The sluggish U.S. economy disappointed most forecasters, not to mention job seekers, in the first half of this year.
It grew at an annual rate of just under 2 percent, which is below the average for the last half-century when the U.S. economy grew about 3 percent each year.
And although it may not seem like much, that 1 percentage point makes a big difference — influential analysts are saying we're in for a "new normal."
The "new normal" is a term coined by the brain trust at the giant bond fund PIMCO. Anthony Crescenzi, a PIMCO vice president, strategist and portofolio manager, is part of that brain trust.
"The difference between 2 percent growth and 3 percent growth is of major importance and has major implications for the entire economy, for financial markets, for the budget," he says.
And the heart of the problem is job creation. Crescenzi and his colleagues argue that the U.S. economy could actually grow 2 percent a year without adding any new jobs. That's because the productivity of current workers is rising at about 2 percent a year.
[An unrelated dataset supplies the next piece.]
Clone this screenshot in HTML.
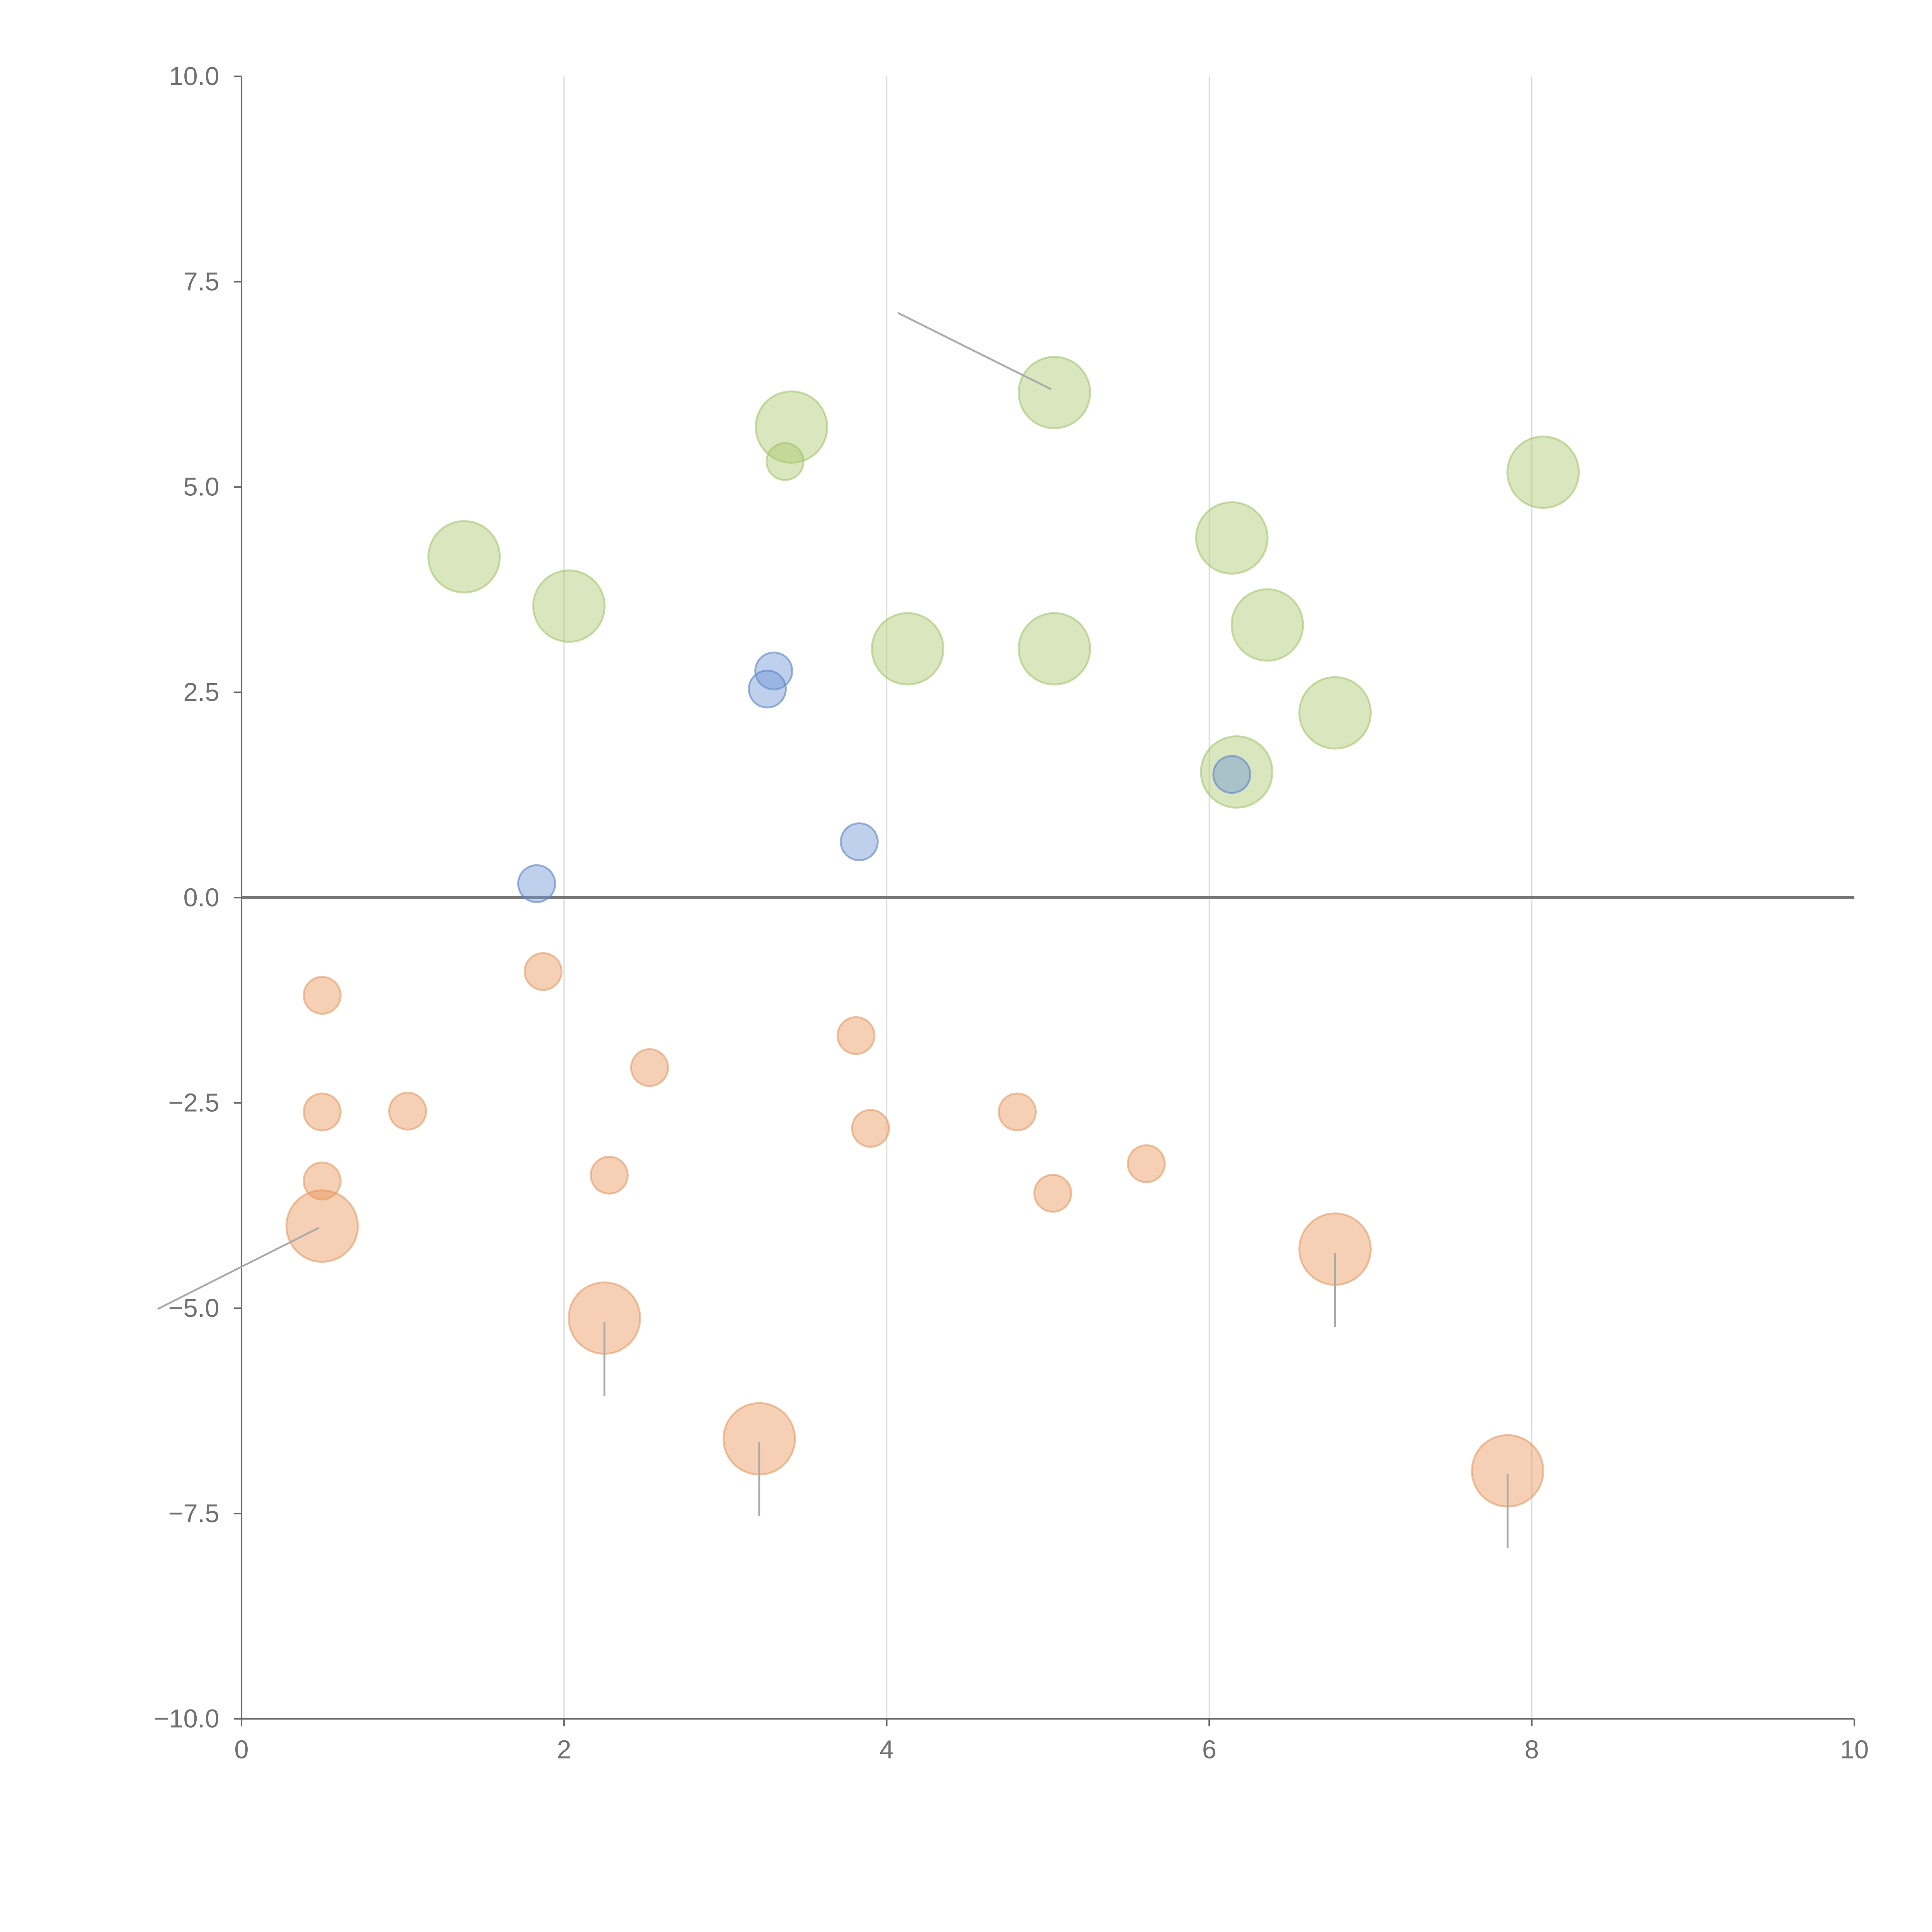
<!DOCTYPE html>
<html><head><meta charset="utf-8"><style>
html,body{margin:0;padding:0;background:#fff;}
svg{display:block;}
text{font-family:"Liberation Sans",Arial,sans-serif;fill:#707070;font-size:21px;}
</style></head><body>
<svg id="chart" width="5000" height="5000" viewBox="0 0 1568 1568" xmlns="http://www.w3.org/2000/svg">
<g id="grid"></g>
<g id="axes"></g>
<g id="marks"></g>
</svg>
<script>
const greenX=[1.38,2.03,3.41,3.37,5.04,4.13,5.04,6.14,6.36,6.17,6.78,8.07];
const greenY=[4.15,3.55,5.73,5.31,6.15,3.03,3.03,4.38,3.32,1.53,2.25,5.18];
const greenSize=[29,29,29,15,29,29,29,29,29,29,29,29];
const blueX=[3.30,3.26,3.83,1.83,6.14];
const blueY=[2.76,2.54,0.68,0.17,1.50];
const blueSize=[15,15,15,15,15];
const orangeX=[0.50,0.50,0.50,1.03,1.87,2.53,2.28,3.81,3.90,4.81,5.03,5.61,0.50,2.25,3.21,6.78,7.85];
const orangeY=[-1.19,-2.61,-3.45,-2.60,-0.90,-2.07,-3.38,-1.68,-2.81,-2.61,-3.60,-3.24,-4.00,-5.12,-6.59,-4.28,-6.98];
const orangeSize=[15,15,15,15,15,15,15,15,15,15,15,15,29,29,29,29,29];
const leaderX1=[5.02,0.48,2.25,3.21,6.78,7.85];
const leaderY1=[6.19,-4.02,-5.17,-6.63,-4.33,-7.02];
const leaderX2=[4.07,-0.52,2.25,3.21,6.78,7.85];
const leaderY2=[7.12,-5.01,-6.07,-7.53,-5.23,-7.92];
const xTicks=[0,2,4,6,8,10];
const yTicks=[10,7.5,5,2.5,0,-2.5,-5,-7.5,-10];
const xTickLabels=["0","2","4","6","8","10"];
const yTickLabels=["10.0","7.5","5.0","2.5","0.0","−2.5","−5.0","−7.5","−10.0"];

const X0=196,X1=1505,Y0=1395,Y1=62;
function sx(v){return X0+(v-0)/(10-0)*(X1-X0);}
function sy(v){return Y0-(v+10)/20*(Y0-Y1);}
const NS="http://www.w3.org/2000/svg";
function mk(tag,attrs,parent){const e=document.createElementNS(NS,tag);for(const k in attrs)e.setAttribute(k,attrs[k]);parent.appendChild(e);return e;}
const grid=document.getElementById('grid'),axes=document.getElementById('axes'),marks=document.getElementById('marks');

xTicks.forEach((t,i)=>{
  if(t>0&&t<10){const g=mk('line',{x1:sx(t),x2:sx(t),y1:Y1,y2:Y0,stroke:'#dcdcdc','stroke-width':1},grid);
  
  }
  const tk=mk('line',{x1:sx(t),x2:sx(t),y1:Y0,y2:Y0+6,stroke:'#666','stroke-width':1.3},axes);
  
  
  const tl=mk('text',{x:sx(t),y:Y0+32,'text-anchor':'middle'},axes);tl.textContent=xTickLabels[i];
  
  
});
yTicks.forEach((t,i)=>{
  const tk=mk('line',{x1:X0-6,x2:X0,y1:sy(t),y2:sy(t),stroke:'#666','stroke-width':1.3},axes);
  
  
  const tl=mk('text',{x:X0-18,y:sy(t)+7,'text-anchor':'end'},axes);tl.textContent=yTickLabels[i];
  
  
});
const ya=mk('line',{x1:X0,x2:X0,y1:Y1,y2:Y0,stroke:'#666','stroke-width':1.3},axes);


const xa=mk('line',{x1:X0,x2:X1,y1:Y0,y2:Y0,stroke:'#666','stroke-width':1.3},axes);


const zl=mk('line',{x1:X0,x2:X1,y1:sy(0),y2:sy(0),stroke:'#777','stroke-width':2.5},axes);



function series(xs,ys,rs,fill,stroke,name){
  xs.forEach((x,i)=>{
    const c=mk('circle',{cx:sx(x),cy:sy(ys[i]),r:rs[i],fill:fill,stroke:stroke,'stroke-width':1.5},marks);
    
    
  });
}
series(greenX,greenY,greenSize,'rgba(170,200,110,0.45)','rgba(150,190,90,0.5)','green-bubble');
series(orangeX,orangeY,orangeSize,'rgba(232,150,90,0.45)','rgba(225,140,80,0.5)','orange-bubble');
series(blueX,blueY,blueSize,'rgba(110,150,210,0.45)','rgba(90,130,200,0.6)','blue-bubble');
leaderX1.forEach((x,i)=>{
  const l=mk('line',{x1:sx(x),y1:sy(leaderY1[i]),x2:sx(leaderX2[i]),y2:sy(leaderY2[i]),stroke:'#aaa','stroke-width':1.5},marks);
  
  
});
</script>
</body></html>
"In other words a company can produce 2 percent more goods and/or services a year even if it doesn't increase the number of people it employs," he says.
Mark Zandi, chief economist at Moody's Analytics, thinks some new jobs would be added in an economy growing 2 percent a year, but far fewer than one growing 3 percent.
"In a 3 percent world we'd create roughly 1.6 million jobs a year," he says.
But he says that in a 2 percent world, job creation would be less than half — around 700,000 jobs.
"That would not be enough to absorb the increase in the labor force each year and therefore the unemployment rate would rise," Zandi says.
Zandi estimates it would rise a quarter of a percent each year and in less than five years be back in double digits. In 10 years the unemployment rate would be close to 12 percent. Of course, that means many of the workers sidelined during the recent recession would remain out of work.
Incomes would also be affected. Zandi estimates that in a 2 percent world the average household income would increase $17,000 less over a decade than it would in a world of 3 percent growth.
For a family that's car shopping, that's the difference between the price of a Hyundai compact and a Lexus sports sedan.
And PIMCO's Crescenzi says U.S. auto sales — more than 16 million vehicles a year before the financial crisis — have declined substantially in a 2 percent world.
"These days, the sales rate, because of high unemployment plus the lack of credit availability, car sales are running at a 12 to 13 million annualized rate. That's a new normal," he says.
Higher levels of unemployment in a 2-percent-growth world would make government budget problems much worse. People without jobs and income don't pay income taxes.
They also purchase fewer goods and services, meaning less sales tax revenue for state and local governments. Crescenzi says if the economy continues to grow at a 2 percent annual rate, U.S. budget deficits would hover where they are right now at about 10 percent of GDP, a dangerous and unsustainable level and twice what they'd be if the economy were growing 3 percent a year.
Zandi also cautions that, with 2 percent growth, the U.S. could easily be pushed back into recession by events, like an oil price spike or Europe's debt crisis. He also says even 3 percent growth isn't enough cushion.
"We really need to see growth that is closer to the 4 percent range for a couple of years," he says. "Get the unemployment rate down and then the risks of falling into recession would be a lot lower."
Zandi is actually predicting growth close to 4 percent in the next year and in the year after. He cautions against too much pessimism about the future.
"We've been through things like this in our history and we've always overcome them," he says. "So I would counsel against expecting the world to look — five to 10 years from now — the way it looks today. I think our prospects are much brighter than that."
But the PIMCO brain trust believes the "new normal" could easily last for five more years.